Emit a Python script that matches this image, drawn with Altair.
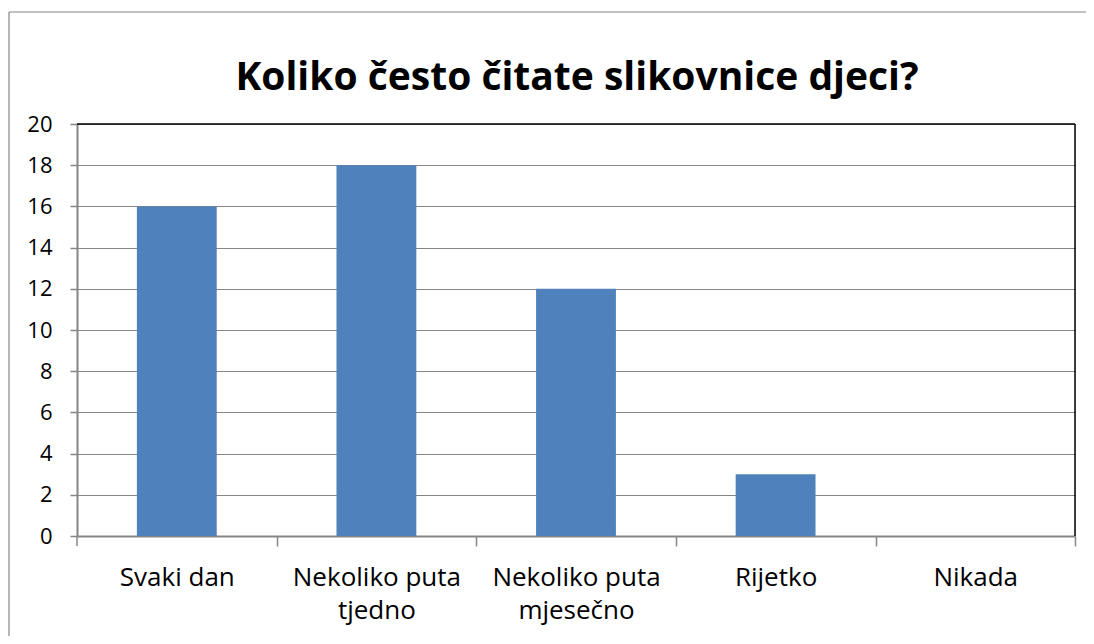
import altair as alt
import pandas as pd

categories = ["Svaki dan", "Nekoliko puta\ntjedno", "Nekoliko puta\nmjesečno", "Rijetko", "Nikada"]
values = [16, 18, 12, 3, 0]
title_text = "Koliko često čitate slikovnice djeci?"

df = pd.DataFrame({"cat": categories, "val": values})

GRAY = "#868686"
FONT = "Open Sans"

bars = alt.Chart(df).mark_bar(color="#4F81BD").encode(
    x=alt.X("cat:N", sort=categories,
            scale=alt.Scale(paddingInner=0.6, paddingOuter=0.3),
            axis=alt.Axis(title=None, labelAngle=0, domainColor=GRAY, domainWidth=2,
                          tickColor=GRAY, tickWidth=1.5, tickSize=10,
                          bandPosition=1, tickExtra=False, tickOffset=60, labelOffset=-60,
                          labelFontSize=26, labelFont=FONT, labelColor="black",
                          labelPadding=18, labelBaseline="top", labelLineHeight=33,
                          labelExpr="split(datum.label, '\\n')")),
    y=alt.Y("val:Q", scale=alt.Scale(domain=[0, 20], nice=False),
            axis=alt.Axis(title=None, values=list(range(0, 21, 2)), domainColor=GRAY,
                          domainWidth=2, tickColor=GRAY, tickWidth=1.5, tickSize=7,
                          gridColor=GRAY, gridWidth=1, labelFontSize=22, labelFont=FONT,
                          labelColor="black", labelPadding=18)),
)

frame_df = pd.DataFrame({"k": [0]})
left_tick = alt.Chart(frame_df).mark_rule(color=GRAY, strokeWidth=1.5).encode(
    x=alt.value(0), y=alt.value(412), y2=alt.value(422))
top_line = alt.Chart(frame_df).mark_rule(color="black", strokeWidth=1.5).encode(
    x=alt.value(0), x2=alt.value(998), y=alt.value(0))
right_line = alt.Chart(frame_df).mark_rule(color="black", strokeWidth=1.5).encode(
    x=alt.value(998), y=alt.value(0), y2=alt.value(412))
left_border = alt.Chart(frame_df).mark_rule(color=GRAY, strokeWidth=1.2).encode(
    x=alt.value(-68), y=alt.value(-112), y2=alt.value(520))
top_border = alt.Chart(frame_df).mark_rule(color=GRAY, strokeWidth=1.2).encode(
    x=alt.value(-68), x2=alt.value(1040), y=alt.value(-112))
title = alt.Chart(frame_df).mark_text(
    text=title_text, font=FONT, fontSize=39, fontWeight="bold", color="black",
    align="center", baseline="alphabetic").encode(x=alt.value(500), y=alt.value(-34))

chart = alt.layer(bars, left_tick, top_line, right_line, left_border, top_border, title).properties(
    width=998, height=412,
    autosize=alt.AutoSizeParams(type="none"),
    padding={"left": 69, "top": 116, "right": 11, "bottom": 100},
).configure_view(stroke=None).configure(background="white")

chart.save("out.html", embed_options={"renderer": "svg", "actions": False})
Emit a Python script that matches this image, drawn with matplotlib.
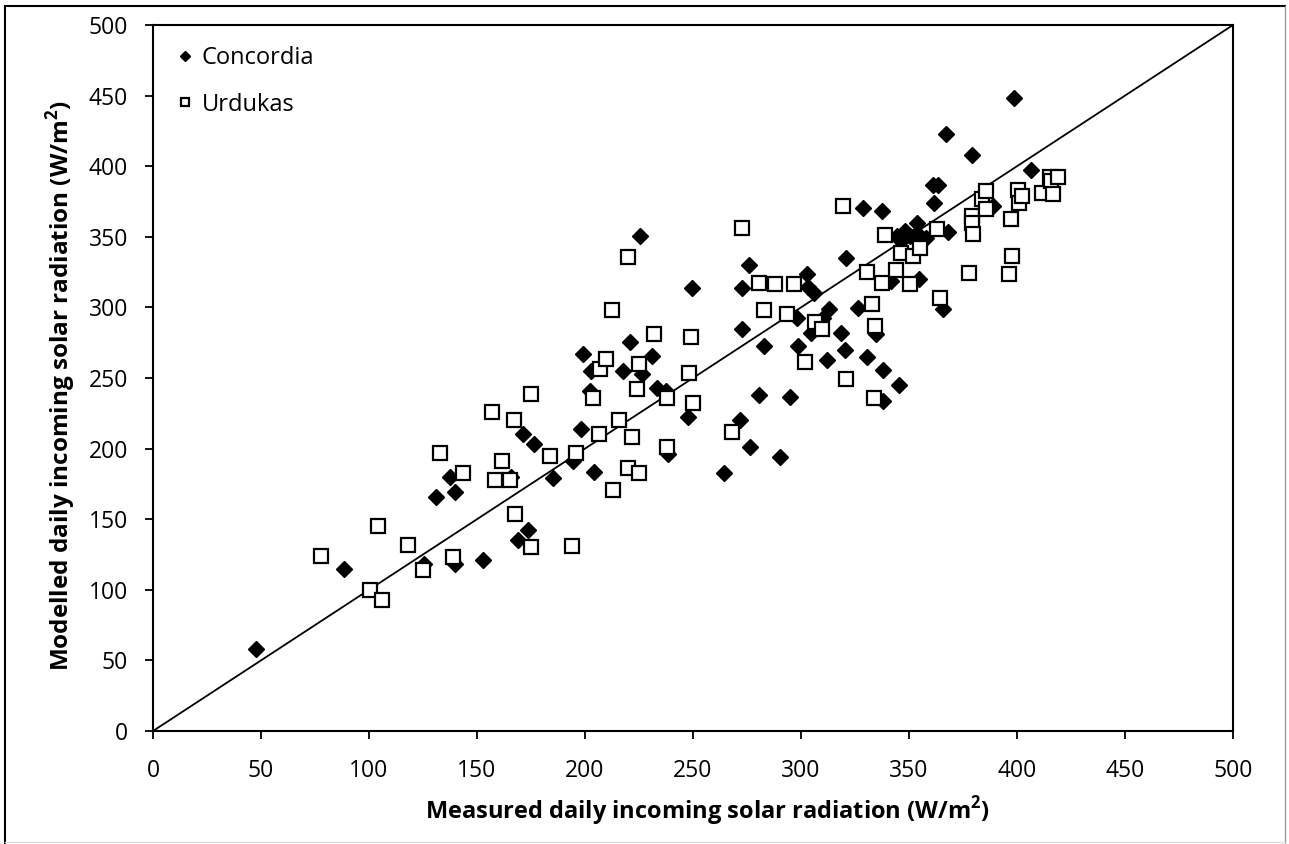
import matplotlib
matplotlib.use("Agg")
import matplotlib.pyplot as plt
from matplotlib.lines import Line2D

plt.rcParams['font.family'] = ['Open Sans', 'DejaVu Sans']

# Concordia (measured, modelled)
concordia_x = [47.7, 88.4, 125.5, 131, 137.5, 140, 140, 153, 165.7, 171.5, 176.4, 173.5, 169, 185,
               194.3, 198, 199.2, 202.6, 202.3, 204.3, 217.4, 220.8, 225.5, 226.5, 230.9, 233.2,
               237.5, 238.3, 247.5, 249.5, 264.5, 271.8, 272.7, 272.7, 276, 276.5, 280.6, 282.9,
               290.3, 295, 298.3, 298.5, 302.6, 303.4, 306, 304.5, 310.3, 312.2, 313, 318.4,
               320.4, 320.7, 326.5, 328.8, 330.4, 334.7, 337.3, 338, 338, 341.7, 345.5, 344.6,
               348.1, 350.5, 353.5, 353.5, 357.9, 354.8, 361.3, 363.6, 361.7, 365.9, 367, 367.9,
               379.2, 389, 398.6, 406.3, 346.5]
concordia_y = [58, 115, 118, 166, 180, 169, 118, 121, 180, 210.6, 203.5, 142, 135, 179,
               191, 214, 267, 254.8, 240.6, 183.4, 255, 275.6, 350.6, 252.5, 265.5, 243,
               241, 196.5, 222.4, 314, 183, 220, 284.4, 313.7, 329.8, 201, 237.7, 272.5,
               193.8, 236.6, 292.6, 273, 323.4, 314.6, 310.4, 282, 292.6, 262.4, 299, 282,
               269.6, 334.8, 299.6, 370.6, 265, 280.9, 368, 255.5, 233.5, 318.6, 244.7, 350.6,
               354.1, 350.6, 360, 352.8, 349.3, 320.3, 387, 387, 374, 299, 423, 353.6,
               408, 371.8, 448, 397, 347]

# Urdukas (measured, modelled)
urdukas_x = [77.6, 100.5, 104, 106, 118, 125, 133, 138.7, 143.7, 156.8, 158.3, 161.4, 165.3, 167,
             167.6, 175, 175, 184, 193.8, 195.8, 203.9, 206.5, 207, 209.7, 212.6, 212.8, 215.7,
             219.8, 220, 221.6, 223.9, 225, 225, 232, 238, 237.8, 248.3, 249, 249.9, 268,
             272.8, 280.6, 282.9, 288, 293.4, 296.8, 302, 306.5, 309.9, 319.6, 320.7, 330.4,
             332.7, 334.1, 334, 337.3, 338.9, 343.8, 346.3, 350.5, 352, 355.1, 363.1, 364.4,
             377.8, 379, 379, 379.8, 384, 385.5, 385.5, 396.3, 397.2, 397.8, 400.3, 401.1,
             402.2, 411.4, 415.3, 415.7, 416.8, 419.1]
urdukas_y = [124, 100, 145, 93, 132, 114, 197, 123, 183, 226, 177.5, 191.5, 177.5, 220,
             154, 130, 239, 195, 130.7, 197, 235.5, 210, 256.5, 263.5, 298, 171, 220.6,
             336, 186.2, 208.2, 242, 260, 182.6, 281.2, 236, 201, 253.6, 279, 232.3, 211.8,
             356, 317.5, 297.9, 316.8, 295.5, 316.3, 261, 289.6, 284.4, 372, 249, 325.2,
             302.5, 286.7, 235.5, 317.4, 351, 326.5, 338.7, 316.8, 336.4, 342.3, 355.7, 306.7,
             324.5, 364.8, 360, 351.8, 377, 382.5, 369.5, 323.4, 362.4, 336.4, 383, 374.2,
             379, 381.3, 392.4, 389.6, 380.6, 392.4]

one_to_one = [0, 500]
ticks = [0, 50, 100, 150, 200, 250, 300, 350, 400, 450, 500]

fig = plt.figure(figsize=(12.89, 8.44), dpi=100)
ax = fig.add_axes([153/1289, 1 - 731/844, (1233-153)/1289, (731-25)/844])

ax.plot(one_to_one, one_to_one, color='black', lw=1.3, zorder=1)
ax.plot(concordia_x, concordia_y, linestyle='none', marker='D', ms=8.5,
        mfc='black', mec='black', label='Concordia', zorder=2)
ax.plot(urdukas_x, urdukas_y, linestyle='none', marker='s', ms=10.5,
        mfc='white', mec='black', mew=1.6, label='Urdukas', zorder=3)

ax.set_xlim(0, 500)
ax.set_ylim(0, 500)
ax.set_xticks(ticks)
ax.set_yticks(ticks)
ax.tick_params(axis='both', direction='out', length=6, width=1.3, labelsize=16.5, color='black')
ax.tick_params(axis='x', pad=14)
ax.tick_params(axis='y', pad=12)
for s in ax.spines.values():
    s.set_linewidth(1.5)
    s.set_color('black')

ax.set_xlabel('Measured daily incoming solar radiation (W/m$^\\mathregular{2}$)',
              fontsize=17, fontweight='bold')
ax.set_ylabel('Modelled daily incoming solar radiation (W/m$^\\mathregular{2}$)',
              fontsize=17.5, fontweight='bold')
ax.xaxis.set_label_coords(0.513, -0.090)
ax.yaxis.set_label_coords(-0.069, 0.49)

leg = ax.legend(loc='upper left', bbox_to_anchor=(0.01, 0.99), frameon=False,
                fontsize=17, handlelength=0.6, handletextpad=0.4, labelspacing=0.95,
                borderaxespad=0.2, markerscale=0.6)

# outer frame of the picture
fig.add_artist(Line2D([5/1289, 5/1289], [1 - 6/844, 0.0], color='black', lw=1.5))
fig.add_artist(Line2D([5/1289, 1285/1289], [1 - 6/844, 1 - 6/844], color='black', lw=1.5))
fig.add_artist(Line2D([1285/1289, 1285/1289], [1 - 6/844, 0.0], color='#9a9a9a', lw=1.0))
fig.add_artist(Line2D([5/1289, 1285/1289], [2/844, 2/844], color='#dddddd', lw=1.0))

fig.savefig('out.png', dpi=100)
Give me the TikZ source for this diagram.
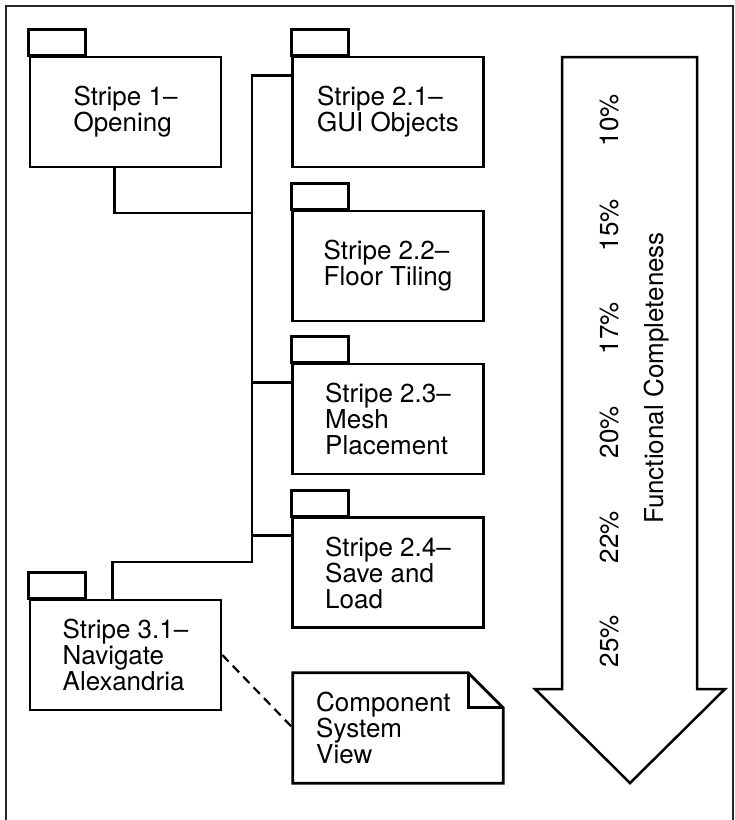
\documentclass[tikz,border=0pt]{standalone}
\usepackage{fontspec}
\setmainfont{TeX Gyre Heros}
\begin{document}
\begin{tikzpicture}[x=1pt,y=-1pt,
  pkg/.style={draw,line width=2.7pt,minimum width=191pt,minimum height=110pt,inner sep=0pt,
    align=left,font=\fontsize{26}{26}\selectfont},
  tab/.style={draw,line width=2.7pt},
  wire/.style={draw,line width=2.7pt},
  pct/.style={rotate=90,font=\fontsize{26}{26}\selectfont,inner sep=0pt},
  txt/.style={font=\fontsize{26}{26}\selectfont,align=left,inner sep=0pt}]
\useasboundingbox (0,0) rectangle (735,820);
% frame
\draw[line width=1.6pt,black!85] (6,820) -- (6,6) -- (733,6) -- (733,820);
% packages
\node[pkg] (p1)  at (125.5,112) {Stripe 1–\\Opening};
\node[pkg] (p21) at (388,112) {Stripe 2.1–\\GUI Objects};
\node[pkg] (p22) at (388,266) {Stripe 2.2–\\Floor Tiling};
\node[pkg] (p23) at (388,419) {Stripe 2.3–\\Mesh\\Placement};
\node[pkg] (p24) at (388,572.5) {Stripe 2.4–\\Save and\\Load};
\node[pkg] (p31) at (125.5,655) {Stripe 3.1–\\Navigate\\Alexandria};
\foreach \p in {p1,p21,p22,p23,p24,p31}
  \draw[tab] (\p.north west) rectangle ++(57,-26);
% connectors
\coordinate (tb) at (252,562);
\coordinate (j1) at (252,213);
\coordinate (b21) at ([yshift=-20pt]p21.north west);
\coordinate (b23) at ([yshift=-20pt]p23.north west);
\coordinate (b24) at ([yshift=-19pt]p24.north west);
\coordinate (b31) at ([xshift=84pt]p31.north west);
\coordinate (b1) at ([xshift=86pt]p1.south west);
\draw[wire,line join=miter] (b21) -| (tb) -| (b31);
\draw[wire,line join=miter] (b1) |- (j1);
\draw[wire] (b23) -- (tb |- b23);
\draw[wire] (b24) -- (tb |- b24);
% note
\node[minimum width=210pt,minimum height=110pt,inner sep=0pt] (note) at (398,728) {};
\draw[line width=2.7pt,line join=miter]
  (note.north west) -- ([xshift=-35pt]note.north east) -- ([yshift=-35pt]note.north east)
  -- (note.south east) -- (note.south west) -- cycle;
\draw[line width=2.7pt,line join=miter] ([xshift=-35pt]note.north east) |- ([yshift=-35pt]note.north east);
\node[txt,anchor=west] (notetext) at (316,728) {Component\\System\\View};
\draw[line width=2.2pt,dash pattern=on 9pt off 6pt] (p31.east) -- (note.west);
% arrow
\draw[line width=2.5pt,line join=miter] (562,57) -- (697,57) -- (697,689) -- (725,689)
  -- (630,783) -- (535,689) -- (562,689) -- cycle;
\node[pct] (c10) at (610,120) {10\%};
\node[pct] (c15) at (610,225) {15\%};
\node[pct] (c17) at (610,328) {17\%};
\node[pct] (c20) at (610,432) {20\%};
\node[pct] (c22) at (610,537) {22\%};
\node[pct] (c25) at (610,641) {25\%};
\node[pct] (fc) at (657,378) {Functional Completeness};
\end{tikzpicture}
\end{document}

********

**Task statement:**
Find the lines above that contain the word "with" and collect them.

**Written response:**
Emit a Python script that matches this image, drawn with Altair.
Emit a Python script that matches this image, drawn with matplotlib.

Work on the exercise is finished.